An alum resigned from the Arizona State House of Representatives on Tuesday after his 2015 sexual violence and sexual misconduct acts at GW came to light.
Democrat Jevin Hodge, who graduated from the University in 2016 with a degree in public policy and represented Arizona’s eighth district in the state’s lower chamber, resigned after the Arizona Republic reported on Monday a 2015 allegation of unwelcome sexual assault perpetrated by Hodge when he was 21. The victim reported Hodge to the Office of Student Rights and Responsibilities in early 2016, and officials suspended and barred Hodge from campus months later after the board found him “in violation” of the allegations, according to the Monday article.

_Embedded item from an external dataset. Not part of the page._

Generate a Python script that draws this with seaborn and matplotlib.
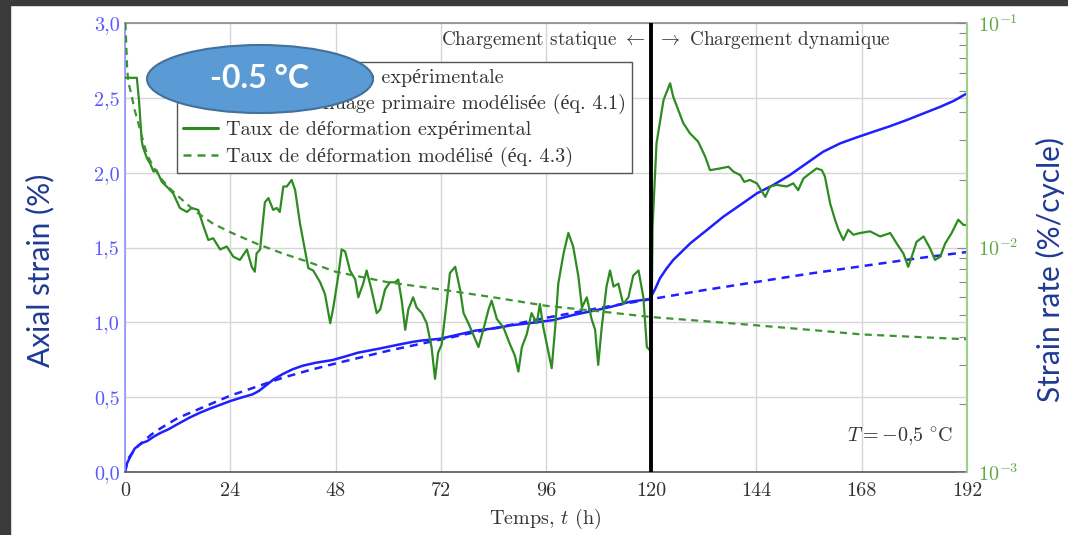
import matplotlib
matplotlib.use("Agg")
import matplotlib.pyplot as plt
import seaborn as sns
from matplotlib.patches import Ellipse, Rectangle
from matplotlib.lines import Line2D
from matplotlib.ticker import FixedLocator, FixedFormatter, NullFormatter

# ---------------- data ----------------
# experimental axial strain (%) vs time (h)
t_strain_exp = [0, 0.5, 1, 1.5, 2.2, 3.2, 4, 5.1, 6.5, 8, 9.9, 12, 14.7, 17, 19.5, 22, 24,
                26.5, 29.1, 30.5, 32, 33.9, 36, 38.2, 40.5, 43.5, 47.3, 50, 53.1, 57.9,
                62.7, 65.7, 67.5, 71.8, 77.2, 80, 84.8, 88, 92.4, 97.7, 102.2, 107.6, 111,
                115.2, 119.7, 120.3, 121, 122, 123.5, 125, 128.9, 132.7, 136.4, 140.3,
                144.1, 147.8, 151.6, 155.4, 159.2, 163.1, 166.8, 170.6, 174.4, 178.2, 182,
                185.9, 189, 192]
strain_exp = [0, 0.06, 0.09, 0.12, 0.156, 0.18, 0.195, 0.207, 0.235, 0.26, 0.285, 0.32,
              0.363, 0.395, 0.425, 0.452, 0.474, 0.497, 0.519, 0.541, 0.575, 0.619, 0.655,
              0.686, 0.71, 0.73, 0.748, 0.77, 0.797, 0.824, 0.853, 0.870, 0.878, 0.890,
              0.926, 0.945, 0.962, 0.98, 0.995, 1.015, 1.049, 1.082, 1.105, 1.138, 1.156,
              1.19, 1.23, 1.295, 1.36, 1.416, 1.528, 1.617, 1.705, 1.784, 1.862, 1.917,
              1.984, 2.062, 2.14, 2.196, 2.235, 2.273, 2.31, 2.351, 2.395, 2.44, 2.48, 2.53]

# modelled primary creep strain (eq. 4.1)
t_strain_mod = [0, 0.5, 1, 2, 3, 4, 6, 8, 12, 16, 20, 24, 30, 36, 42, 48, 60, 72, 84, 96,
                108, 120, 132, 144, 156, 168, 180, 192]
strain_mod = [0, 0.07, 0.10, 0.14, 0.175, 0.20, 0.25, 0.29, 0.36, 0.41, 0.46, 0.51, 0.57,
              0.63, 0.68, 0.725, 0.81, 0.885, 0.96, 1.03, 1.095, 1.155, 1.215, 1.27, 1.325,
              1.375, 1.425, 1.47]

# experimental strain rate (%/cycle)
t_rate_exp = [0, 1.0, 2.0, 2.7, 3.2, 3.8, 4.1, 5.0, 5.7, 6.5, 7.2, 8.4, 9.5, 11.0, 12.5,
              14.1, 15.2, 16.7, 17.8, 19.0, 20.1, 21.7, 23.2, 24.7, 26.2, 27.8, 28.9, 29.6,
              30.0, 30.8, 31.9, 32.7, 33.8, 34.6, 35.3, 36.1, 36.9, 38.0, 38.8, 39.9, 41.0,
              41.8, 42.9, 44.5, 45.6, 46.8, 47.5, 48.6, 49.4, 50.2, 51.3, 52.5, 53.2, 54.3,
              55.1, 56.2, 57.4, 58.2, 59.3, 60.4, 61.6, 62.3, 63.1, 63.9, 64.6, 65.7, 66.5,
              67.7, 68.8, 69.9, 70.7, 71.4, 72.2, 73.4, 74.1, 75.3, 76.4, 77.2, 78.3, 79.4,
              80.6, 81.7, 82.9, 83.6, 84.8, 86.3, 87.8, 88.9, 89.7, 90.5, 91.6, 92.7, 93.9,
              94.6, 95.4, 96.2, 97.3, 98.1, 98.8, 100.0, 101.1, 102.2, 103.4, 104.2, 105.3,
              106.4, 107.2, 107.9, 108.7, 109.8, 110.6, 111.4, 112.5, 113.6, 114.8, 115.9,
              117.1, 118.2, 119.0, 119.6, 120.0, 120.3, 121.2, 122.8, 124.3, 125.0, 127.3,
              128.8, 130.7, 132.3, 133.4, 135.7, 137.6, 138.7, 140.3, 141.2, 142.5, 144.1,
              146.0, 147.1, 148.6, 150.9, 152.4, 153.5, 154.7, 156.2, 157.7, 158.9, 159.6,
              160.8, 161.9, 162.7, 163.8, 164.9, 166.1, 167.6, 169.9, 172.2, 174.5, 176.0,
              177.5, 178.6, 179.4, 180.5, 182.1, 183.6, 184.7, 185.9, 187.0, 188.5, 190.0,
              191.2, 192.0]
rate_exp = [0.057, 0.057, 0.057, 0.057, 0.045, 0.030, 0.028, 0.0250, 0.0237, 0.0218, 0.0221,
            0.0196, 0.0187, 0.0174, 0.0150, 0.0144, 0.0150, 0.0147, 0.0126, 0.0108, 0.0110,
            0.0098, 0.0101, 0.0091, 0.0088, 0.0098, 0.0082, 0.0078, 0.0094, 0.0098, 0.0159,
            0.0166, 0.0147, 0.0150, 0.0144, 0.0187, 0.0187, 0.0200, 0.0180, 0.0128, 0.0098,
            0.0081, 0.0079, 0.0070, 0.0062, 0.0046, 0.0054, 0.0074, 0.0098, 0.0096, 0.0079,
            0.0072, 0.0060, 0.0069, 0.0079, 0.0065, 0.0051, 0.0053, 0.0065, 0.0070, 0.0070,
            0.0072, 0.0058, 0.0043, 0.0053, 0.0060, 0.0054, 0.0051, 0.0046, 0.0036, 0.0026,
            0.0034, 0.0037, 0.0058, 0.0077, 0.0082, 0.0065, 0.0051, 0.0046, 0.0041, 0.0036,
            0.0043, 0.0053, 0.0058, 0.0048, 0.0044, 0.0037, 0.0033, 0.0028, 0.0036, 0.0041,
            0.0051, 0.0046, 0.0056, 0.0044, 0.0037, 0.0029, 0.0044, 0.0069, 0.0094, 0.0116,
            0.0101, 0.0074, 0.0054, 0.0060, 0.0048, 0.0043, 0.0030, 0.0044, 0.0067, 0.0079,
            0.0067, 0.0069, 0.0056, 0.0060, 0.0075, 0.0079, 0.0060, 0.0036, 0.0035, 0.0034,
            0.0124, 0.0291, 0.0454, 0.0539, 0.0470, 0.0358, 0.0323, 0.0296, 0.0254, 0.0221,
            0.0225, 0.0229, 0.0218, 0.0210, 0.0196, 0.0200, 0.0193, 0.0168, 0.0187, 0.0190,
            0.0187, 0.0193, 0.0180, 0.0203, 0.0214, 0.0225, 0.0221, 0.0207, 0.0157, 0.0133,
            0.0120, 0.0108, 0.0120, 0.0114, 0.0116, 0.0118, 0.0112, 0.0116, 0.0104, 0.0094,
            0.0082, 0.0091, 0.0106, 0.0112, 0.0099, 0.0088, 0.0091, 0.0104, 0.0116, 0.0133,
            0.0126, 0.0126]

# modelled strain rate (eq. 4.3)
t_rate_mod = [0.1, 0.5, 0.8, 1.25, 2.2, 3, 3.7, 5, 6.5, 8, 10, 12, 16, 20, 24, 30, 36, 42,
              48, 60, 72, 84, 96, 108, 120, 132, 144, 156, 168, 180, 192]
rate_mod = [0.100, 0.062, 0.054, 0.050, 0.041, 0.036, 0.032, 0.026, 0.0228, 0.0205, 0.0185,
            0.0170, 0.0145, 0.0128, 0.0117, 0.0104, 0.0094, 0.0086, 0.0078, 0.0070, 0.0065,
            0.0060, 0.0055, 0.0052, 0.0049, 0.0047, 0.0045, 0.0043, 0.0041, 0.0040, 0.0039]

x_ticks = [0, 24, 48, 72, 96, 120, 144, 168, 192]
y_ticks = [0.0, 0.5, 1.0, 1.5, 2.0, 2.5, 3.0]
y_tick_labels = ["0,0", "0,5", "1,0", "1,5", "2,0", "2,5", "3,0"]
rate_ticks = [1e-3, 1e-2, 1e-1]
rate_tick_labels = [r"$10^{-3}$", r"$10^{-2}$", r"$10^{-1}$"]

legend_labels = ["Courbe de fluage expérimentale",
                 "Courbe de fluage primaire modélisée (éq. 4.1)",
                 "Taux de déformation expérimental",
                 "Taux de déformation modélisé (éq. 4.3)"]
t_switch = 120

# ---------------- style ----------------
sns.set_theme(style="white")
plt.rcParams["font.family"] = ["cmr10", "Liberation Serif"]
plt.rcParams["mathtext.fontset"] = "cm"
plt.rcParams["axes.formatter.use_mathtext"] = True
plt.rcParams["axes.unicode_minus"] = False

BLUE = "#1f1fff"
GREEN = "#2e8b22"
GREEN_D = "#3c9431"
TXT = "#333333"
FS = 14.5
DASH = (0, (3.2, 2.4))

fig = plt.figure(figsize=(10.68, 5.35), dpi=100)
fig.patch.set_facecolor("white")
# dark slide frame on the left and top
fig.patches.append(Rectangle((0, 0), 10 / 1068, 1, transform=fig.transFigure,
                             color="#3b3b3b", zorder=0))
fig.patches.append(Rectangle((0, 1 - 5 / 535), 1, 5 / 535, transform=fig.transFigure,
                             color="#3b3b3b", zorder=0))

ax = fig.add_axes([125 / 1068, 1 - 472 / 535, 842 / 1068, 449 / 535])
ax2 = ax.twinx()
ax2.set_yscale("log")

# strain curves (left axis)
sns.lineplot(x=t_strain_exp, y=strain_exp, ax=ax, color=BLUE, lw=1.8,
             estimator=None, sort=False)
sns.lineplot(x=t_strain_mod, y=strain_mod, ax=ax, color=BLUE, lw=1.8,
             linestyle=DASH, estimator=None, sort=False)

# strain-rate curves (right axis, log)
sns.lineplot(x=t_rate_exp, y=rate_exp, ax=ax2, color=GREEN, lw=1.6,
             estimator=None, sort=False)
sns.lineplot(x=t_rate_mod, y=rate_mod, ax=ax2, color=GREEN_D, lw=1.6,
             linestyle=DASH, estimator=None, sort=False)

ax2.axvline(t_switch, color="black", lw=2.8, zorder=5)

# axes limits / ticks
ax.set_xlim(0, 192)
ax.set_ylim(0, 3)
ax2.set_ylim(1e-3, 1e-1)
ax.xaxis.set_major_locator(FixedLocator(x_ticks))
ax.set_xticklabels([str(v) for v in x_ticks])
ax.yaxis.set_major_locator(FixedLocator(y_ticks))
ax.yaxis.set_major_formatter(FixedFormatter(y_tick_labels))
ax.grid(True, color="#d6d6d6", lw=1.0)
ax.set_axisbelow(True)
ax.tick_params(axis="x", length=0, pad=7, labelsize=FS, labelcolor=TXT)
ax.tick_params(axis="y", length=0, pad=4, labelsize=FS, labelcolor="#5858ff")
ax.set_xlabel("")
ax.set_ylabel("")

ax2.yaxis.set_major_locator(FixedLocator(rate_ticks))
ax2.yaxis.set_major_formatter(FixedFormatter(rate_tick_labels))
ax2.yaxis.set_minor_formatter(NullFormatter())
ax2.tick_params(axis="y", which="major", direction="in", length=7, width=0.8,
                color="#888888", pad=8, labelsize=FS, labelcolor="#62a84a")
ax2.tick_params(axis="y", which="minor", direction="in", length=6, width=0.8,
                color="#888888")
ax2.set_ylabel("")

# spines
for a in (ax, ax2):
    for s in a.spines.values():
        s.set_visible(False)
ax.spines["left"].set_visible(True)
ax.spines["left"].set_color("#9090ff")
ax.spines["top"].set_visible(True)
ax.spines["top"].set_color("#8a8a8a")
ax.spines["bottom"].set_visible(True)
ax.spines["bottom"].set_color("#555555")
ax2.spines["right"].set_visible(True)
ax2.spines["right"].set_color("#9dd08e")
for s in ("left", "top", "bottom"):
    ax.spines[s].set_linewidth(1.2)
ax2.spines["right"].set_linewidth(1.6)

# annotations inside the plot
ax.text(118.8, 2.886, r"Chargement statique $\leftarrow$", ha="right", va="center",
        fontsize=13.8, color=TXT)
ax.text(121.3, 2.886, r"$\rightarrow$ Chargement dynamique", ha="left", va="center",
        fontsize=13.8, color=TXT)
ax.text(188.8, 0.234, r"$T = -0{,}5\ ^{\circ}\mathrm{C}$", ha="right", va="center",
        fontsize=FS, color=TXT)
fig.text(545 / 1068, 1 - 519 / 535, r"Temps, $t$ (h)", ha="center", va="center",
         fontsize=FS, color=TXT)

# legend
handles = [Line2D([], [], color=BLUE, lw=1.8),
           Line2D([], [], color=BLUE, lw=1.8, linestyle=DASH),
           Line2D([], [], color=GREEN, lw=2.2),
           Line2D([], [], color=GREEN_D, lw=1.8, linestyle=DASH)]
leg = ax2.legend(handles, legend_labels, loc="upper left",
                 bbox_to_anchor=((177 - 125) / 842, (472 - 62) / 449),
                 borderaxespad=0, fontsize=FS, handlelength=1.7, handletextpad=0.4,
                 labelspacing=0.36, borderpad=0.32, frameon=True, fancybox=False,
                 framealpha=1.0, edgecolor="#555555")
leg.get_frame().set_linewidth(1.0)
leg.set_zorder(20)
for txt in leg.get_texts():
    txt.set_color(TXT)

# outer axis titles
fig.text(40 / 1068, 1 - 270 / 535, "Axial strain (%)", rotation=90, ha="center",
         va="center", fontsize=21.5, color="#1f3a93", family="Lato")
fig.text(1050 / 1068, 1 - 269 / 535, "Strain rate (%/cycle)", rotation=90, ha="center",
         va="center", fontsize=21.5, color="#1f3a93", family="Lato")

# temperature badge
fig.add_artist(Ellipse((260 / 1068, 1 - 79 / 535), 226 / 1068, 68 / 535,
                       transform=fig.transFigure, facecolor="#5b9bd5",
                       edgecolor="#41719c", lw=1.5, zorder=30))
fig.text(260 / 1068, 1 - 79 / 535, "-0.5 °C", ha="center", va="center", fontsize=23,
         fontweight="bold", color="white", family="Lato", zorder=31)

fig.savefig("out.png", dpi=100, facecolor="white")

Hodge did not face civil or criminal charges. Hodge said in a release that he had a consensual romantic encounter when he was 21.
“I take responsibility for my actions and have used this experience to grow as an adult, but I must be clear: I unequivocally deny the allegations made against me,” Hodge said Monday in a post on X, the platform formerly known as Twitter. “In 2016, I requested that the police fully investigate these claims so the truth could come out. My request was denied by the University.”
The Arizona Republic published the report after the survivor shared SRR documents from the incident with the publication. Those documents reportedly state a three-member hearing board recommended Hodge’s expulsion after a November 2016 hearing. He earned his bachelor’s degree a month after SRR received the victim’s complaint.
He was suspended from GW for one semester while working toward a master’s degree online, according to the Arizona Republic report. Hodge told the newspaper that he did not appeal the ruling because there was no opportunity to do so.
“When she said ‘stop,’ I stopped,” Hodge told the publication. “There was zero aggression.”
In 2022, Hodge ran for Congress in Arizona’s first district, which he lost by less than 1 percent to Rep. David Schweikert (R-AZ). Hodge canceled a scheduled appearance for Monday at Arizona State University after the Arizona Republic’s article was published.
The Maricopa County Board of Supervisors appointed Hodge to the Arizona House in late January to fill a vacancy. During his time at GW, he ran as a write-in candidate for the Advisory Neighborhood Commission encompassing the Mount Vernon Campus in 2012 and for an undergraduate seat for the Columbian College of Arts & Sciences in the Student Government Association Senate in 2013.